Sometimes, the sheer volume of how much I love you overwhelms me. It’s not so much about bursting, but more like I can’t contain it.
I miss you.
Every day, SM. That’s how often I miss you.
I hope you’re at peace. I love you.
Hey, SM. Been talking about you at lunch. I know you hate that, but it’s tough now. Get over it 😉
Anyway, it felt good to talk about us: how we’d meet at lunch, play footsie under the table in meetings or meet briefly in the car park when you needed reassurance or support. It lead to talking about your last weekend though, and whilst it was good to be able to speak about it without breaking down, now I’m on a low and can’t stop thinking about you. All the what ifs: what if I’d said something else, done something else, saved you somehow. It’s pointless, it’s not going to change anything, but I can’t help it.

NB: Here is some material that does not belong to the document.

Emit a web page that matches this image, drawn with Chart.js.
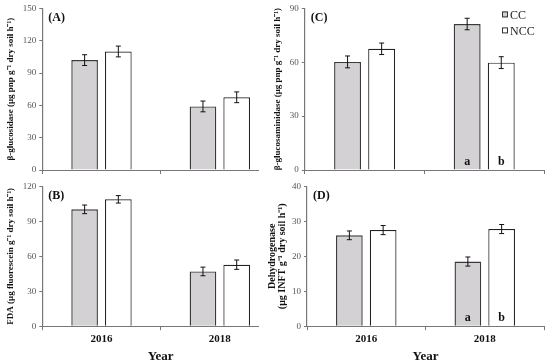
<!DOCTYPE html>
<html>
<head>
<meta charset="utf-8">
<script src="https://cdn.jsdelivr.net/npm/chart.js@4.4.1/dist/chart.umd.min.js"></script>
<style>
  body { margin: 0; background: #fff; }
  #page { position: relative; width: 550px; height: 362px; overflow: hidden; background: #fff; }
  .panel { position: absolute; overflow: hidden; }
</style>
</head>
<body>
<div id="page">
  <div class="panel" style="left:0;top:0;width:259px;height:181px"><canvas id="chartA" width="283" height="181"></canvas></div>
  <div class="panel" style="left:0;top:178px;width:259px;height:186px"><canvas id="chartB" width="283" height="186"></canvas></div>
  <div class="panel" style="left:266px;top:0;width:284px;height:181px"><canvas id="chartC" width="284" height="181"></canvas></div>
  <div class="panel" style="left:263px;top:178px;width:287px;height:186px"><canvas id="chartD" width="287" height="186"></canvas></div>
</div>
<script>
// categorias e series
const years = ['2016', '2018'];

const glucosidaseCC = [102, 59];
const glucosidaseCCErr = [5, 5];
const glucosidaseNCC = [110, 67.5];
const glucosidaseNCCErr = [5, 5];

const fdaCC = [100.3, 47];
const fdaCCErr = [3.7, 3.7];
const fdaNCC = [108.9, 52.8];
const fdaNCCErr = [3.2, 4];

const glucosaminidaseCC = [60.2, 81.3];
const glucosaminidaseCCErr = [3.3, 3.2];
const glucosaminidaseNCC = [67.5, 59.8];
const glucosaminidaseNCCErr = [3.2, 3.3];

const dehydrogenaseCC = [26, 18.5];
const dehydrogenaseCCErr = [1.25, 1.3];
const dehydrogenaseNCC = [27.5, 27.8];
const dehydrogenaseNCCErr = [1.3, 1.3];

// letras de significancia (so em C e D)
const lettersCC = ['', 'a'];
const lettersNCC = ['', 'b'];

const serif = '"Liberation Serif", "Times New Roman", serif';

// plugin para barras de erro, letras, rotulo do painel e legenda
const extrasPlugin = {
    id: 'extras',
    afterDatasetsDraw(chart) {
        const ctx = chart.ctx;
        const yScale = chart.scales.y;
        ctx.save();
        chart.data.datasets.forEach((ds, i) => {
            const meta = chart.getDatasetMeta(i);
            meta.data.forEach((bar, j) => {
                const v = ds.data[j];
                const e = ds.errors[j];
                const top = yScale.getPixelForValue(v + e);
                const bot = yScale.getPixelForValue(v - e);
                ctx.strokeStyle = '#111';
                ctx.lineWidth = 1;
                ctx.beginPath();
                ctx.moveTo(bar.x, top); ctx.lineTo(bar.x, bot);
                ctx.moveTo(bar.x - 2.5, top); ctx.lineTo(bar.x + 2.5, top);
                ctx.moveTo(bar.x - 2.5, bot); ctx.lineTo(bar.x + 2.5, bot);
                ctx.stroke();
                if (ds.letters && ds.letters[j]) {
                    ctx.font = 'bold 12px ' + serif;
                    ctx.fillStyle = '#111';
                    ctx.textAlign = 'center';
                    ctx.textBaseline = 'alphabetic';
                    ctx.fillText(ds.letters[j], bar.x, yScale.getPixelForValue(0) - 5);
                }
            });
        });
        ctx.restore();
    },
    afterDraw(chart, args, opts) {
        const ctx = chart.ctx;
        const area = chart.chartArea;
        ctx.save();
        ctx.fillStyle = '#111';
        ctx.font = 'bold 12px ' + serif;
        ctx.textAlign = 'left';
        ctx.textBaseline = 'middle';
        ctx.fillText(opts.label, area.left + 6, area.top + 10);
        if (opts.legend) {
            ctx.font = '12px ' + serif;
            chart.data.datasets.forEach((ds, i) => {
                const x = area.right - 42;
                const y = area.top + 6 + i * 16;
                ctx.fillStyle = ds.backgroundColor;
                ctx.fillRect(x, y - 3, 6, 6);
                ctx.strokeStyle = '#333';
                ctx.lineWidth = 1;
                ctx.strokeRect(x + 0.5, y - 2.5, 5, 5);
                ctx.fillStyle = '#222';
                ctx.fillText(ds.label, x + 8, y + 1);
            });
        }
        ctx.restore();
    }
};

function makePanel(id, cc, ccErr, ncc, nccErr, yMax, yStep, yTitle, opts) {
    const showX = opts.showX;
    return new Chart(document.getElementById(id), {
        type: 'bar',
        data: {
            labels: years,
            datasets: [{
                label: 'CC',
                data: cc,
                errors: ccErr,
                letters: opts.letters ? lettersCC : null,
                backgroundColor: '#d3d1d3',
                borderColor: '#3a3a3a',
                borderWidth: 1.4
            }, {
                label: 'NCC',
                data: ncc,
                errors: nccErr,
                letters: opts.letters ? lettersNCC : null,
                backgroundColor: '#ffffff',
                borderColor: '#222',
                borderWidth: 1.2
            }]
        },
        options: {
            responsive: false,
            animation: false,
            devicePixelRatio: 1,
            categoryPercentage: 0.57,
            barPercentage: 0.79,
            layout: { padding: opts.padding },
            plugins: {
                legend: { display: false },
                tooltip: { enabled: false },
                extras: { label: opts.label, legend: opts.legend }
            },
            scales: {
                x: {
                    grid: { drawOnChartArea: false, tickLength: 4, color: '#777' },
                    border: { color: '#777', width: 1 },
                    ticks: {
                        display: showX,
                        padding: 2,
                        color: '#111',
                        font: { family: serif, size: 11, weight: 'bold' }
                    },
                    title: {
                        display: showX,
                        text: 'Year',
                        color: '#111',
                        padding: { top: 1, bottom: 0 },
                        font: { family: serif, size: 13, weight: 'bold' }
                    }
                },
                y: {
                    min: 0,
                    max: yMax,
                    grid: { drawOnChartArea: false, tickLength: 3, color: '#777' },
                    border: { color: '#777', width: 1.2 },
                    ticks: {
                        stepSize: yStep,
                        padding: 3,
                        color: '#555',
                        font: { family: serif, size: 9 }
                    },
                    title: {
                        display: true,
                        text: yTitle,
                        color: '#111',
                        padding: { top: 0, bottom: opts.titleGap },
                        font: { family: serif, size: opts.titleSize, weight: 'bold', lineHeight: opts.titleLine }
                    }
                }
            }
        },
        plugins: [extrasPlugin]
    });
}

makePanel('chartA', glucosidaseCC, glucosidaseCCErr, glucosidaseNCC, glucosidaseNCCErr, 150, 30,
    'β-glucosidase (μg pnp g⁻¹ dry soil h⁻¹)',
    { label: '(A)', showX: false, titleSize: 9, titleLine: 1.2, titleGap: 4,
      padding: { left: 5, right: 4, top: 3, bottom: 7 } });

makePanel('chartB', fdaCC, fdaCCErr, fdaNCC, fdaNCCErr, 120, 30,
    'FDA (μg fluorescein g⁻¹ dry soil h⁻¹)',
    { label: '(B)', showX: true, titleSize: 9, titleLine: 1.2, titleGap: 4,
      padding: { left: 5, right: 4, top: 3, bottom: 0 } });

makePanel('chartC', glucosaminidaseCC, glucosaminidaseCCErr, glucosaminidaseNCC, glucosaminidaseNCCErr, 90, 30,
    'β-glucosaminidase (μg pnp g⁻¹ dry soil h⁻¹)',
    { label: '(C)', showX: false, legend: true, letters: true, titleSize: 9, titleLine: 1.2, titleGap: 4,
      padding: { left: 6, right: 6, top: 3, bottom: 7 } });

makePanel('chartD', dehydrogenaseCC, dehydrogenaseCCErr, dehydrogenaseNCC, dehydrogenaseNCCErr, 40, 10,
    ['Dehydrogenase', '(μg INFT g⁻¹ dry soil h⁻¹)'],
    { label: '(D)', showX: true, letters: true, titleSize: 10, titleLine: 1.05, titleGap: 1,
      padding: { left: 4, right: 6, top: 3, bottom: 0 } });
</script>
</body>
</html>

I’ve learnt in CBT to allow myself these feelings, acknowledge them, feel them and not think less of myself for doing so. But I still don’t like it.
So I thought I’d just say hi, that I love you and miss you, and I hope you’re at peace.
#yours, SM x
So here I am, first day back at work. In true style, my return was forgotten and I have nothing to do. You’d laugh and shake your head at this typical sort of shit.
It’s so weird though. Yes, a different office, but it feels so empty without you. No one else seems to feel it and everyone is either unaware or tactful enough not to mention you. But when I came in last week (that visit also forgotten about) I kept making notes of stuff to discuss with you. Stuff like who made the decision to allow the Head of Client Relations and Sales Director to share an office, wonky graphics on the wall, that sort of thing.
I used to love my job. Not just the hours flirting with you, but I genuinely loved my role. Now I feel that everyone has moved on, left me behind, and don’t really care. I’m not sure if that’s my mental state feeding me crap, all the scandal that has gone down, or the actual truth. My plan was to get back into the daily grind, sort out the financial side of things at home, and then find something new. Completely move on. But I don’t know if I can do this. I don’t want this life any more, that’s what it comes down to.
I know this is ‘just’ depression talking, that I am more than capable of my job, and much more. But life just feels ‘meh’ now, grey, dull, disinteresting. If I can’t be in Utopia yet, I’d rather be hidden in the corner of McDonald’s, reading my kindle and eating a hash brown.
It was the anniversary of losing Tali yesterday. The start of my truly, indescribably, awful year. I’d give anything to rewind, make different choices. Save you. Save me. Save everyone who felt the pain of losing you. I’m so, so sorry.
Do you remember what we did for my birthday?
You stayed over, for the first time ever. We shared a bottle of Malbec that you had bought for the occasion. Sheepishly, you explained it was your favourite and therefore a selfish choice, but I loved the fact you were sharing something close to you. We fell asleep together and woke up together. It was so special.
So tonight, I have a bottle of Malbec here for you and some Haribo, that you were always eating at work. I’ll fall asleep alone and wake up alone though.
Happy birthday, SM. Always in my heart. Miss you forever xx
I’ve been thinking about you a lot this weekend. Memories, things I wish I could tell you or show you, analysis of what you did and why. Some good, some heart wrenching.
Another lovely sunset this evening, thank you – I really needed that. I love you too. Forever and always, SM x
Missing you today, SM. Not sure why particularly, but it keeps hitting me that you’re gone. Never to message me again, see you again, anything. If we had split up and left each others’ life as we tried to do many times, I could at least take comfort in knowing you were in the world still.